Ciò in cui spero davvero, è che dopo la fase iniziale della denuncia, vengano realmente protetti.
Tenuti insieme.
Aiutati.
Salvati.
Un Uomo violento, un padre violento è una persona che deve essere aiutata con gli strumenti adeguati, ma allontanato perché non continui ad essere un pericolo.
Spero che le sezioni dei Tribunali civile e penale comincino a collaborare tra loro, incrociando i dati, per avere una visione chiara della situazione che viene denunciata, affinché non venga considerata conflittuale e quindi a rischio per il minore, ma che la violenza mantenga il cattivo nome che ha, perché solo attraverso quello si possono attivare le misure di sicurezza e protezione.
La macchina della giustizia, le leggi, i centri antiviolenza, esistono.
Bisogna però lavorare nel modo giusto, affinché questo non diventi un incastro pericoloso che possa finire per fare un gioco contrario, vedendo madri e bambini, allontanati tra loro.
🔴 CODICE ROSSO: cosa prevede?
La proposta di legge 1455, approvata dalla Camera, basata su un disegno di legge governativo conosciuta come Codice Rosso, vuole rafforzare le tutele processuali delle vittime di reati violenti, con particolari riferimento ai reati di violenza sessuale e domestica quali: maltrattamenti contro familiari e conviventi; violenza sessuale, aggravata e di gruppo; atti sessuali con minorenne; corruzione di minorenne: atti persecutori: lesioni personali aggravate da legami familiari.
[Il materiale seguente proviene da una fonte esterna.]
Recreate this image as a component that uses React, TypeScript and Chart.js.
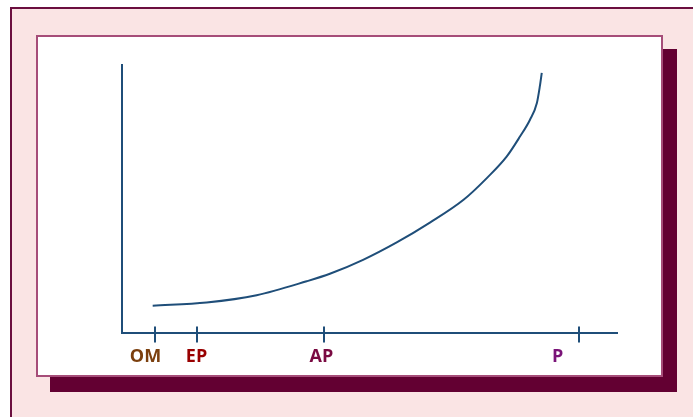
import React, { useEffect, useRef } from "react";
import { Chart, registerables } from "chart.js";

Chart.register(...registerables);

// Curve (x: quantity units 0..100, y: 0..100)
const curveX = [6.2, 17.1, 27.2, 37.3, 42.0, 48.7, 55.5, 62.2, 69.0, 73.7, 77.7, 80.4, 82.4, 83.8, 84.4, 84.8];
const curveY = [10.2, 11.4, 14.1, 19.3, 22.1, 27.3, 33.8, 41.2, 49.7, 57.8, 65.8, 73.3, 79.5, 85.7, 91.9, 97.1];

// Axis marks and labels
const tickLabels = ["OM", "EP", "AP", "P"];
const tickMarkValues = [6.6, 15.15, 40.85, 92.4];
const tickLabelValues = [4.75, 15.05, 40.3, 88.0];
const tickLabelColors = ["#7B3F0E", "#990000", "#7A0A42", "#7A1478"];

const AXIS_COLOR = "#1F4E79";

const tickMarksPlugin = {
  id: "tickMarks",
  afterDraw(chart: any) {
    const x = chart.scales.x;
    const y0 = chart.chartArea.bottom;
    const ctx = chart.ctx;
    ctx.save();
    ctx.strokeStyle = AXIS_COLOR;
    ctx.lineWidth = 2;
    tickMarkValues.forEach((v) => {
      const px = Math.round(x.getPixelForValue(v));
      ctx.beginPath();
      ctx.moveTo(px, y0 - 6.5);
      ctx.lineTo(px, y0 + 9.5);
      ctx.stroke();
    });
    ctx.restore();
  },
};

function CurveChart() {
  const ref = useRef<HTMLCanvasElement | null>(null);
  useEffect(() => {
    if (!ref.current) return;
    const chart = new Chart(ref.current, {
      type: "line",
      data: {
        datasets: [
          {
            data: curveX.map((x, i) => ({ x, y: curveY[i] })),
            borderColor: AXIS_COLOR,
            borderWidth: 2,
            pointRadius: 0,
            cubicInterpolationMode: "monotone",
            fill: false,
          },
        ],
      },
      options: {
        responsive: false,
        animation: false,
        events: [],
        layout: { padding: { left: 122, right: 76, top: 65, bottom: 44 } },
        plugins: { legend: { display: false }, tooltip: { enabled: false }, title: { display: false } },
        scales: {
          x: {
            type: "linear",
            position: "bottom",
            min: 0,
            max: 100,
            grid: { display: false, drawTicks: false },
            border: { display: true, color: AXIS_COLOR, width: 2 },
            afterBuildTicks: (scale: any) => {
              scale.ticks = tickLabelValues.map((v) => ({ value: v }));
            },
            afterFit: (scale: any) => {
              scale.height = 40;
            },
            ticks: {
              autoSkip: false,
              maxRotation: 0,
              padding: 13,
              font: { family: "'Open Sans', sans-serif", size: 18, weight: "bold" },
              color: (c: any) => tickLabelColors[c.index] || AXIS_COLOR,
              callback: (_v: any, i: number) => tickLabels[i],
            },
          },
          y: {
            type: "linear",
            position: "left",
            min: 0,
            max: 100,
            grid: { display: false, drawTicks: false },
            border: { display: true, color: AXIS_COLOR, width: 2 },
            ticks: { display: false },
            afterFit: (scale: any) => {
              scale.width = 0;
            },
          },
        },
      },
      plugins: [tickMarksPlugin],
    } as any);
    return () => chart.destroy();
  }, []);
  return (
    <canvas
      ref={ref}
      width={693}
      height={417}
      style={{ position: "absolute", left: 0, top: 0, width: 693, height: 417 }}
    />
  );
}

export default function App() {
  return (
    <div
      style={{
        position: "fixed",
        left: 0,
        top: 0,
        width: 693,
        height: 417,
        overflow: "hidden",
        background: "#ffffff",
      }}
    >
      <div
        style={{
          position: "absolute",
          left: 10,
          top: 7,
          width: 720,
          height: 440,
          boxSizing: "border-box",
          border: "2px solid #6B0F3F",
          background: "#FAE4E4",
        }}
      />
      <div
        style={{
          position: "absolute",
          left: 50,
          top: 49,
          width: 627,
          height: 343,
          background: "#630032",
        }}
      />
      <div
        style={{
          position: "absolute",
          left: 36,
          top: 35,
          width: 627,
          height: 342,
          boxSizing: "border-box",
          border: "2px solid #A64D79",
          background: "#ffffff",
        }}
      />
      <CurveChart />
    </div>
  );
}
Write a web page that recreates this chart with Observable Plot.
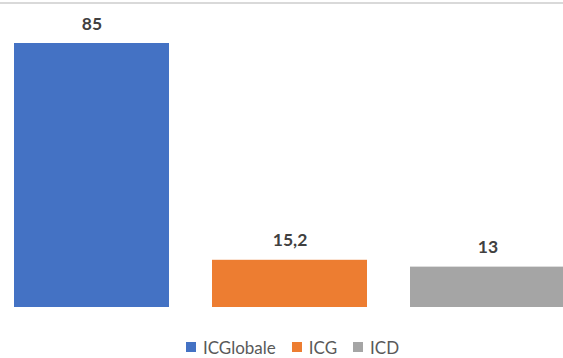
<!DOCTYPE html>
<html>
<head>
<meta charset="utf-8">
<script src="https://cdn.jsdelivr.net/npm/d3@7"></script>
<script src="https://cdn.jsdelivr.net/npm/@observablehq/plot@0.6"></script>
<style>
  html, body { margin: 0; padding: 0; background: #fff; }
  #wrap { position: relative; width: 563px; height: 358px; overflow: hidden; font-family: Lato, "Liberation Sans", sans-serif; }
  #topline { position: absolute; left: 0; top: 2px; width: 563px; height: 2px; background: #d9d9d9; }
  #chart { position: absolute; left: 0; top: 0; }
  #legend { position: absolute; left: 0; top: 336px; width: 563px; height: 22px; display: flex; justify-content: center; align-items: center; box-sizing: border-box; padding-left: 22px; }
  .item { display: flex; align-items: center; font-size: 17px; color: #595959; margin: 0 8px; }
  .sw { width: 10px; height: 10px; margin-right: 7px; }
</style>
</head>
<body>
<div id="wrap">
  <div id="chart"></div>
  <div id="topline"></div>
  <div id="legend"></div>
</div>
<script>
const categories = ["ICGlobale", "ICG", "ICD"];
const values = [85, 15.2, 13];
const colors = ["#4472C4", "#ED7D31", "#A5A5A5"];

const data = categories.map((c, i) => ({cat: c, value: values[i]}));
const fmt = v => String(v).replace(".", ",");

const chart = Plot.plot({
  width: 563,
  height: 335,
  marginTop: 0,
  marginBottom: 0,
  marginLeft: 0,
  marginRight: 0,
  style: {background: "transparent", overflow: "hidden"},
  x: {domain: categories, range: [-8.5, 587], paddingInner: 0.217, paddingOuter: 0.1085, axis: null},
  y: {domain: [0, 85], range: [307, 43], axis: null},
  color: {domain: categories, range: colors},
  marks: [
    Plot.barY(data, {x: "cat", y: "value", fill: "cat"}),
    Plot.text(data, {
      x: "cat", y: "value", text: d => fmt(d.value),
      dy: -14, lineAnchor: "bottom", textAnchor: "middle",
      fontSize: 17.5, fontWeight: "bold", fill: "#404040",
      fontFamily: "Lato, 'Liberation Sans', sans-serif"
    })
  ]
});
document.getElementById("chart").appendChild(chart);

const legend = document.getElementById("legend");
categories.forEach((c, i) => {
  const it = document.createElement("div");
  it.className = "item";
  const sw = document.createElement("span");
  sw.className = "sw";
  sw.style.background = colors[i];
  const tx = document.createElement("span");
  tx.textContent = c;
  it.appendChild(sw);
  it.appendChild(tx);
  legend.appendChild(it);
});
</script>
</body>
</html>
Le nuove norme prevedono che la polizia giudiziaria deve immediatamente comunicare, anche in forma orale, al pubblico ministero la notizia di un reato compresa nell’elenco precedente.
Il pubblico ministero ha l’obbligo di sentire la persona offesa entro tre giorni dall’iscrizione della notizia di reato. Queste due norme vogliono evitare che la vittima corra ancora rischi, assumendo rapidamente tutte le iniziative per evitare nuove aggressioni. Previsto anche divieti di avvicinarsi alle vittime e uso dei braccialetti per i persecutori.
La polizia deve procedere senza ritardi alle indagini e riferire al pubblico ministero. Entro un anno le forze dell’ordine dovranno svolgere corsi di formazione specifici per affrontare questo tipo di reati.
Viene introdotto il reato specifico di sfregio del viso e l’obbligo di comunicare alla vittima e al suo avvocato la scarcerazione dell’aggressore.